What you will do
Write the lines out again, from the top of the material to the line containing "var daysPerLabel = 16;", pictures excluded.

Supplied material
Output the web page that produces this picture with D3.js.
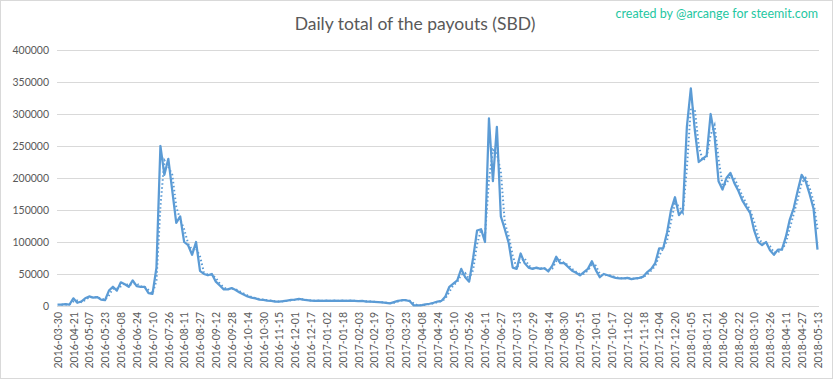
<!DOCTYPE html>
<html>
<head>
<meta charset="utf-8">
<script src="https://cdn.jsdelivr.net/npm/d3@7"></script>
<style>
  body { margin: 0; background: #fff; }
  text { font-family: Lato, "Open Sans", sans-serif; }
</style>
</head>
<body>
<div id="chart"></div>
<script>
// tick labels on the category axis (one every 16 days)
var tickLabels = [
  "2016-03-30", "2016-04-21", "2016-05-07", "2016-05-23", "2016-06-08", "2016-06-24",
  "2016-07-10", "2016-07-26", "2016-08-11", "2016-08-27", "2016-09-12", "2016-09-28",
  "2016-10-14", "2016-10-30", "2016-11-15", "2016-12-01", "2016-12-17", "2017-01-02",
  "2017-01-18", "2017-02-03", "2017-02-19", "2017-03-07", "2017-03-23", "2017-04-08",
  "2017-04-24", "2017-05-10", "2017-05-26", "2017-06-11", "2017-06-27", "2017-07-13",
  "2017-07-29", "2017-08-14", "2017-08-30", "2017-09-15", "2017-10-01", "2017-10-17",
  "2017-11-02", "2017-11-18", "2017-12-04", "2017-12-20", "2018-01-05", "2018-01-21",
  "2018-02-06", "2018-02-22", "2018-03-10", "2018-03-26", "2018-04-11", "2018-04-27",
  "2018-05-13"
];
var daysPerLabel = 16;

// daily payout total (SBD), every 4th day
var daysPerPoint = 4;
var payouts = [
  2000, 2000, 3000, 2000, 12000, 5000, 7000, 12000, 15000, 13000,
  14000, 10000, 9000, 24000, 30000, 24000, 37000, 34000, 30000, 40000,
  31000, 30000, 30000, 20000, 19000, 60000, 250000, 205000, 230000, 180000,
  130000, 140000, 100000, 95000, 80000, 100000, 55000, 50000, 48000, 50000,
  38000, 32000, 26000, 26000, 28000, 25000, 21000, 18000, 15000, 13000,
  12000, 10000, 9400, 8500, 8000, 7000, 7000, 7500, 8500, 9500,
  10000, 11000, 10000, 9000, 8500, 8000, 8500, 8000, 8500, 8000,
  8500, 8000, 8500, 8000, 8500, 8000, 7500, 8000, 7000, 7000,
  6500, 6000, 5500, 5000, 4000, 6000, 8000, 9000, 9000, 7500,
  1000, 1000, 1500, 2500, 3500, 5000, 7000, 8000, 15000, 30000,
  35000, 40000, 58000, 45000, 38000, 75000, 118000, 120000, 100000, 293000,
  195000, 280000, 140000, 120000, 98000, 60000, 58000, 82000, 67000, 60000,
  58000, 60000, 58000, 59000, 54000, 63000, 77000, 67000, 67000, 61000,
  55000, 52000, 48000, 53000, 58000, 70000, 56000, 45000, 50000, 48000,
  46000, 44000, 43000, 43000, 44000, 42000, 43000, 44000, 46000, 53000,
  58000, 67000, 90000, 90000, 115000, 150000, 170000, 142000, 150000, 280000,
  340000, 275000, 225000, 230000, 235000, 300000, 265000, 195000, 182000, 200000,
  208000, 192000, 180000, 165000, 155000, 145000, 118000, 100000, 95000, 100000,
  87000, 80000, 88000, 88000, 108000, 135000, 153000, 180000, 205000, 195000,
  175000, 152000, 88000
];

var yTicks = [0, 50000, 100000, 150000, 200000, 250000, 300000, 350000, 400000];

var w = 833, h = 379;
var plotLeft = 57, plotRight = 819, plotTop = 50, plotBottom = 306;

var svg = d3.select("#chart").append("svg")
    .attr("width", w)
    .attr("height", h);

svg.append("rect")
    .attr("x", 0.5).attr("y", 0.5)
    .attr("width", w - 1).attr("height", h - 1)
    .attr("fill", "#fff")
    .attr("stroke", "#d9d9d9");

var x = d3.scaleLinear()
    .domain([0, (tickLabels.length - 1) * daysPerLabel])
    .range([plotLeft + 0.5, plotRight - 1.5]);

var y = d3.scaleLinear()
    .domain([0, 400000])
    .range([plotBottom, plotTop]);

// y axis + gridlines
var yAxis = svg.append("g")
    .attr("transform", "translate(" + plotLeft + ",0)")
    .call(d3.axisLeft(y).tickValues(yTicks).tickSize(-(plotRight - plotLeft)).tickPadding(8).tickFormat(d3.format("d")));
yAxis.select(".domain").remove();
yAxis.selectAll("line").attr("stroke", "#d9d9d9");
yAxis.selectAll("text").attr("fill", "#595959").style("font-size", "10.5px");

// category axis
var xAxis = svg.append("g")
    .attr("transform", "translate(0," + plotBottom + ")")
    .call(d3.axisBottom(x)
        .tickValues(tickLabels.map(function (d, i) { return i * daysPerLabel; }))
        .tickSize(0)
        .tickFormat(function (d) { return tickLabels[d / daysPerLabel]; }));
xAxis.select(".domain").attr("stroke", "#d9d9d9").attr("d", "M" + plotLeft + ",0.5H" + plotRight);
xAxis.selectAll("text")
    .attr("transform", "rotate(-90)")
    .attr("x", -6)
    .attr("y", 0)
    .attr("dy", "0.35em")
    .attr("text-anchor", "end")
    .attr("fill", "#595959")
    .style("font-size", "10.5px");

// trailing moving average (2 points = 8 days)
var avg = payouts.map(function (d, i) {
    if (i < 1) return null;
    return (payouts[i] + payouts[i - 1]) / 2;
});

var line = d3.line()
    .defined(function (d) { return d !== null; })
    .x(function (d, i) { return x(i * daysPerPoint); })
    .y(function (d) { return y(d); });

svg.append("path")
    .datum(avg)
    .attr("d", line)
    .attr("fill", "none")
    .attr("stroke", "#5b9bd5")
    .attr("stroke-width", 2)
    .attr("stroke-dasharray", "1.5,2.5");

svg.append("path")
    .datum(payouts)
    .attr("d", line)
    .attr("fill", "none")
    .attr("stroke", "#5b9bd5")
    .attr("stroke-width", 2.25)
    .attr("stroke-linejoin", "round");

// titles
svg.append("text")
    .attr("x", 415)
    .attr("y", 30)
    .attr("text-anchor", "middle")
    .attr("fill", "#595959")
    .style("font-size", "17.5px")
    .text("Daily total of the payouts (SBD)");

svg.append("text")
    .attr("x", 818)
    .attr("y", 18)
    .attr("text-anchor", "end")
    .attr("fill", "#1fc7a2")
    .style("font-size", "12.5px")
    .text("created by @arcange for steemit.com");
</script>
</body>
</html>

Answer
Output the web page that produces this picture with D3.js.
<!DOCTYPE html>
<html>
<head>
<meta charset="utf-8">
<script src="https://cdn.jsdelivr.net/npm/d3@7"></script>
<style>
  body { margin: 0; background: #fff; }
  text { font-family: Lato, "Open Sans", sans-serif; }
</style>
</head>
<body>
<div id="chart"></div>
<script>
// tick labels on the category axis (one every 16 days)
var tickLabels = [
  "2016-03-30", "2016-04-21", "2016-05-07", "2016-05-23", "2016-06-08", "2016-06-24",
  "2016-07-10", "2016-07-26", "2016-08-11", "2016-08-27", "2016-09-12", "2016-09-28",
  "2016-10-14", "2016-10-30", "2016-11-15", "2016-12-01", "2016-12-17", "2017-01-02",
  "2017-01-18", "2017-02-03", "2017-02-19", "2017-03-07", "2017-03-23", "2017-04-08",
  "2017-04-24", "2017-05-10", "2017-05-26", "2017-06-11", "2017-06-27", "2017-07-13",
  "2017-07-29", "2017-08-14", "2017-08-30", "2017-09-15", "2017-10-01", "2017-10-17",
  "2017-11-02", "2017-11-18", "2017-12-04", "2017-12-20", "2018-01-05", "2018-01-21",
  "2018-02-06", "2018-02-22", "2018-03-10", "2018-03-26", "2018-04-11", "2018-04-27",
  "2018-05-13"
];
var daysPerLabel = 16;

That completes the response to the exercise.